# [DIRECTIONS FOR THIS TASK]
Transcribe the listing exactly, leaving out every picture.

---

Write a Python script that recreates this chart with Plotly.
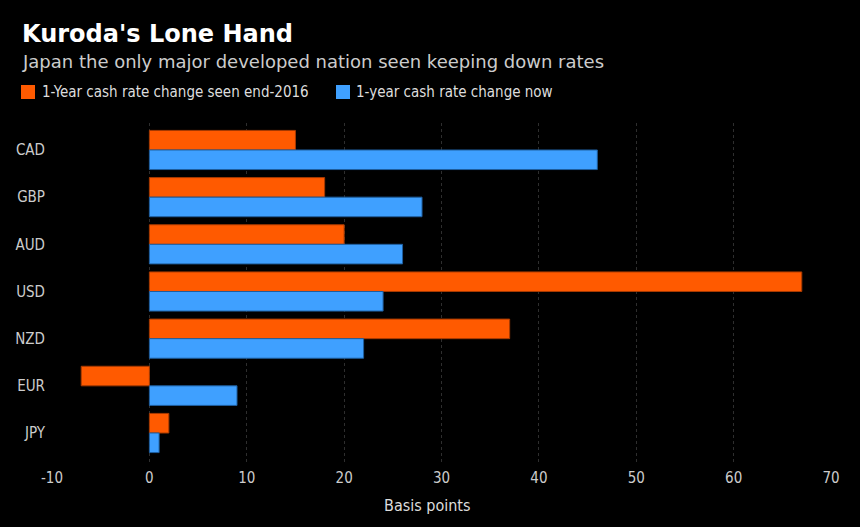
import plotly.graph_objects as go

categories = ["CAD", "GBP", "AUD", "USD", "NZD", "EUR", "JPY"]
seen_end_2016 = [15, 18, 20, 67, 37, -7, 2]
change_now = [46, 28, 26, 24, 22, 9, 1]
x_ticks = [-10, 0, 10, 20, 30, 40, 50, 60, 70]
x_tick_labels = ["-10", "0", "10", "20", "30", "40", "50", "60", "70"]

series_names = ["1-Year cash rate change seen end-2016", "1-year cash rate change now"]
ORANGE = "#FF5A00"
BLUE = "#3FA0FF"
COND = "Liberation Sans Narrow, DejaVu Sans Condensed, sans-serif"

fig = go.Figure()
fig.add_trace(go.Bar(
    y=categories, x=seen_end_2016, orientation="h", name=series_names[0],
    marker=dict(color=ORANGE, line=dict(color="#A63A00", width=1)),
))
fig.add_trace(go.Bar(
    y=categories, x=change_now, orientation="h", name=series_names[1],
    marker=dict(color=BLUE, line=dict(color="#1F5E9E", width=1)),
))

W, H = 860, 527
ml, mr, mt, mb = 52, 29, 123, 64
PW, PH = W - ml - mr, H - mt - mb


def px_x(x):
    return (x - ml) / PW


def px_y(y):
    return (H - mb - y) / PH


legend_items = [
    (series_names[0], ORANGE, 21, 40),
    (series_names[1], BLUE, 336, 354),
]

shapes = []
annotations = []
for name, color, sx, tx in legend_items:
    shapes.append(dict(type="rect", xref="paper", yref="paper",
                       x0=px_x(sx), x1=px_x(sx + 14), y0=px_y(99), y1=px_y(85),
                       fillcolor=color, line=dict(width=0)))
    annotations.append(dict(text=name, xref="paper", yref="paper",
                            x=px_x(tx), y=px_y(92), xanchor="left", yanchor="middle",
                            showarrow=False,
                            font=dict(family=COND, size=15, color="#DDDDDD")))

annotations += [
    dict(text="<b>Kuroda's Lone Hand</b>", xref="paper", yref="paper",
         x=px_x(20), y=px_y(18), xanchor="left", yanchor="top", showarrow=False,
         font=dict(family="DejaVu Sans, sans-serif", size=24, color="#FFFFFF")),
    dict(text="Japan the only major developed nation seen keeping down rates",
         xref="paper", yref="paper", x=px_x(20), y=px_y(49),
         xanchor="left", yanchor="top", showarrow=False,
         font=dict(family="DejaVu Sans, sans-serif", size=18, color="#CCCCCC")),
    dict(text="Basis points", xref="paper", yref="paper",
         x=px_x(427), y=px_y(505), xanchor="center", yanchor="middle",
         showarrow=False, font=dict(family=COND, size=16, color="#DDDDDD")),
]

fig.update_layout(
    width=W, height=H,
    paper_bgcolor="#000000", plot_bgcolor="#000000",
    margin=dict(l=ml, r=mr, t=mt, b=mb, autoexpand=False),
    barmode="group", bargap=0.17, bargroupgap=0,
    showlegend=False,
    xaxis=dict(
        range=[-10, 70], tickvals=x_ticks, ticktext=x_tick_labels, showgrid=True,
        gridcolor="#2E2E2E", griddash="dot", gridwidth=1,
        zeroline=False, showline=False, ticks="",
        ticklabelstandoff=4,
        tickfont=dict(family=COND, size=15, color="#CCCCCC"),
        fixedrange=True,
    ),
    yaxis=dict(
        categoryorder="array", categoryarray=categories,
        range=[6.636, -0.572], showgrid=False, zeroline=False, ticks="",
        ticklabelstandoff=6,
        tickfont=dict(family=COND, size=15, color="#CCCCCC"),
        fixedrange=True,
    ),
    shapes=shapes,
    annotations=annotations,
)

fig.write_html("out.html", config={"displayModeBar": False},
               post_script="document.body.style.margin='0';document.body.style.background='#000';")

---

# [ANSWER TO THIS PROBLEM]
Write a Python script that recreates this chart with Plotly.
import plotly.graph_objects as go

categories = ["CAD", "GBP", "AUD", "USD", "NZD", "EUR", "JPY"]
seen_end_2016 = [15, 18, 20, 67, 37, -7, 2]
change_now = [46, 28, 26, 24, 22, 9, 1]
x_ticks = [-10, 0, 10, 20, 30, 40, 50, 60, 70]
x_tick_labels = ["-10", "0", "10", "20", "30", "40", "50", "60", "70"]

series_names = ["1-Year cash rate change seen end-2016", "1-year cash rate change now"]
ORANGE = "#FF5A00"
BLUE = "#3FA0FF"
COND = "Liberation Sans Narrow, DejaVu Sans Condensed, sans-serif"

fig = go.Figure()
fig.add_trace(go.Bar(
    y=categories, x=seen_end_2016, orientation="h", name=series_names[0],
    marker=dict(color=ORANGE, line=dict(color="#A63A00", width=1)),
))
fig.add_trace(go.Bar(
    y=categories, x=change_now, orientation="h", name=series_names[1],
    marker=dict(color=BLUE, line=dict(color="#1F5E9E", width=1)),
))

W, H = 860, 527
ml, mr, mt, mb = 52, 29, 123, 64
PW, PH = W - ml - mr, H - mt - mb


def px_x(x):
    return (x - ml) / PW


def px_y(y):
    return (H - mb - y) / PH


legend_items = [
    (series_names[0], ORANGE, 21, 40),
    (series_names[1], BLUE, 336, 354),
]

shapes = []
annotations = []
for name, color, sx, tx in legend_items:
    shapes.append(dict(type="rect", xref="paper", yref="paper",
                       x0=px_x(sx), x1=px_x(sx + 14), y0=px_y(99), y1=px_y(85),
                       fillcolor=color, line=dict(width=0)))
    annotations.append(dict(text=name, xref="paper", yref="paper",
                            x=px_x(tx), y=px_y(92), xanchor="left", yanchor="middle",
                            showarrow=False,
                            font=dict(family=COND, size=15, color="#DDDDDD")))

annotations += [
    dict(text="<b>Kuroda's Lone Hand</b>", xref="paper", yref="paper",
         x=px_x(20), y=px_y(18), xanchor="left", yanchor="top", showarrow=False,
         font=dict(family="DejaVu Sans, sans-serif", size=24, color="#FFFFFF")),
    dict(text="Japan the only major developed nation seen keeping down rates",
         xref="paper", yref="paper", x=px_x(20), y=px_y(49),
         xanchor="left", yanchor="top", showarrow=False,
         font=dict(family="DejaVu Sans, sans-serif", size=18, color="#CCCCCC")),
    dict(text="Basis points", xref="paper", yref="paper",
         x=px_x(427), y=px_y(505), xanchor="center", yanchor="middle",
         showarrow=False, font=dict(family=COND, size=16, color="#DDDDDD")),
]

fig.update_layout(
    width=W, height=H,
    paper_bgcolor="#000000", plot_bgcolor="#000000",
    margin=dict(l=ml, r=mr, t=mt, b=mb, autoexpand=False),
    barmode="group", bargap=0.17, bargroupgap=0,
    showlegend=False,
    xaxis=dict(
        range=[-10, 70], tickvals=x_ticks, ticktext=x_tick_labels, showgrid=True,
        gridcolor="#2E2E2E", griddash="dot", gridwidth=1,
        zeroline=False, showline=False, ticks="",
        ticklabelstandoff=4,
        tickfont=dict(family=COND, size=15, color="#CCCCCC"),
        fixedrange=True,
    ),
    yaxis=dict(
        categoryorder="array", categoryarray=categories,
        range=[6.636, -0.572], showgrid=False, zeroline=False, ticks="",
        ticklabelstandoff=6,
        tickfont=dict(family=COND, size=15, color="#CCCCCC"),
        fixedrange=True,
    ),
    shapes=shapes,
    annotations=annotations,
)

fig.write_html("out.html", config={"displayModeBar": False},
               post_script="document.body.style.margin='0';document.body.style.background='#000';")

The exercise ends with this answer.